» **Challenge**
Omit the pictures and output every entry below exactly as written.
· · ·
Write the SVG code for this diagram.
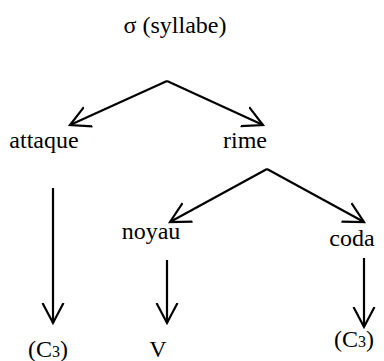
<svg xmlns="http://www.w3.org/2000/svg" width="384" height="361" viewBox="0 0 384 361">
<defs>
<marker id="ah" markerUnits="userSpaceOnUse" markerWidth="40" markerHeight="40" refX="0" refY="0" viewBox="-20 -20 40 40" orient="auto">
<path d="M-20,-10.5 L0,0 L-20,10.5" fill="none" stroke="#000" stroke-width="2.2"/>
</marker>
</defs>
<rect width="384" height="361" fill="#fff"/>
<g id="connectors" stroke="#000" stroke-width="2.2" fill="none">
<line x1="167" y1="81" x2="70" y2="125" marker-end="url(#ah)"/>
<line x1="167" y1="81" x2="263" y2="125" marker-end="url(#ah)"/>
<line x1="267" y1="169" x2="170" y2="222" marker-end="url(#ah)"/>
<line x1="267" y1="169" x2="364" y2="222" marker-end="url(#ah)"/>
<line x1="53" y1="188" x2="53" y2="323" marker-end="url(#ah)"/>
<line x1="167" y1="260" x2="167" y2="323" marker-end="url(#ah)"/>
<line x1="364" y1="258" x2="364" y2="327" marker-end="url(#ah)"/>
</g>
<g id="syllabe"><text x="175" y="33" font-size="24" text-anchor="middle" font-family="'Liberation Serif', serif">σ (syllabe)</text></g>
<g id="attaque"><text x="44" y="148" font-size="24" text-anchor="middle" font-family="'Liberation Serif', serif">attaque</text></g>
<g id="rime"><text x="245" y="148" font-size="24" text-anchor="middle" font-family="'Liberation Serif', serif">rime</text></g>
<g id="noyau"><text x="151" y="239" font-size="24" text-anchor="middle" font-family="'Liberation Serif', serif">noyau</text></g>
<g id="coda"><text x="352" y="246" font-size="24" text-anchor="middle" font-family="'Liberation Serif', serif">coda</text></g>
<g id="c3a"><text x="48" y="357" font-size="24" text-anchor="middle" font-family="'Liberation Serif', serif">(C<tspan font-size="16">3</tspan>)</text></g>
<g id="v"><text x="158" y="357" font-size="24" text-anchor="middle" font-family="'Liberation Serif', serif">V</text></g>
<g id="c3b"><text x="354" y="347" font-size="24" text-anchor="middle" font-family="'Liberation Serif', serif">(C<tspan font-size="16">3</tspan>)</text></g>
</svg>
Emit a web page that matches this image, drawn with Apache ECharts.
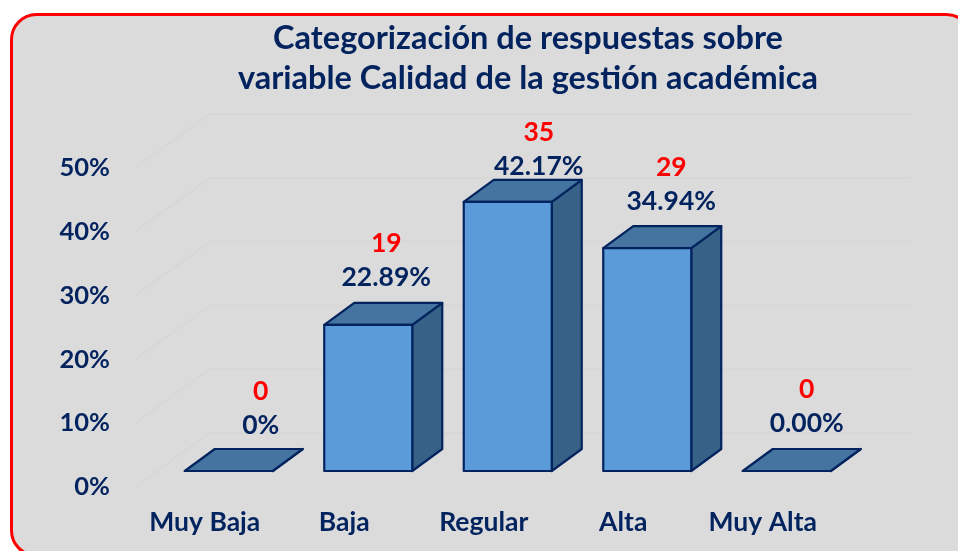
· · ·
» **Task output**
Write the SVG code for this diagram.
<svg xmlns="http://www.w3.org/2000/svg" width="384" height="361" viewBox="0 0 384 361">
<defs>
<marker id="ah" markerUnits="userSpaceOnUse" markerWidth="40" markerHeight="40" refX="0" refY="0" viewBox="-20 -20 40 40" orient="auto">
<path d="M-20,-10.5 L0,0 L-20,10.5" fill="none" stroke="#000" stroke-width="2.2"/>
</marker>
</defs>
<rect width="384" height="361" fill="#fff"/>
<g id="connectors" stroke="#000" stroke-width="2.2" fill="none">
<line x1="167" y1="81" x2="70" y2="125" marker-end="url(#ah)"/>
<line x1="167" y1="81" x2="263" y2="125" marker-end="url(#ah)"/>
<line x1="267" y1="169" x2="170" y2="222" marker-end="url(#ah)"/>
<line x1="267" y1="169" x2="364" y2="222" marker-end="url(#ah)"/>
<line x1="53" y1="188" x2="53" y2="323" marker-end="url(#ah)"/>
<line x1="167" y1="260" x2="167" y2="323" marker-end="url(#ah)"/>
<line x1="364" y1="258" x2="364" y2="327" marker-end="url(#ah)"/>
</g>
<g id="syllabe"><text x="175" y="33" font-size="24" text-anchor="middle" font-family="'Liberation Serif', serif">σ (syllabe)</text></g>
<g id="attaque"><text x="44" y="148" font-size="24" text-anchor="middle" font-family="'Liberation Serif', serif">attaque</text></g>
<g id="rime"><text x="245" y="148" font-size="24" text-anchor="middle" font-family="'Liberation Serif', serif">rime</text></g>
<g id="noyau"><text x="151" y="239" font-size="24" text-anchor="middle" font-family="'Liberation Serif', serif">noyau</text></g>
<g id="coda"><text x="352" y="246" font-size="24" text-anchor="middle" font-family="'Liberation Serif', serif">coda</text></g>
<g id="c3a"><text x="48" y="357" font-size="24" text-anchor="middle" font-family="'Liberation Serif', serif">(C<tspan font-size="16">3</tspan>)</text></g>
<g id="v"><text x="158" y="357" font-size="24" text-anchor="middle" font-family="'Liberation Serif', serif">V</text></g>
<g id="c3b"><text x="354" y="347" font-size="24" text-anchor="middle" font-family="'Liberation Serif', serif">(C<tspan font-size="16">3</tspan>)</text></g>
</svg>
Emit a web page that matches this image, drawn with Apache ECharts.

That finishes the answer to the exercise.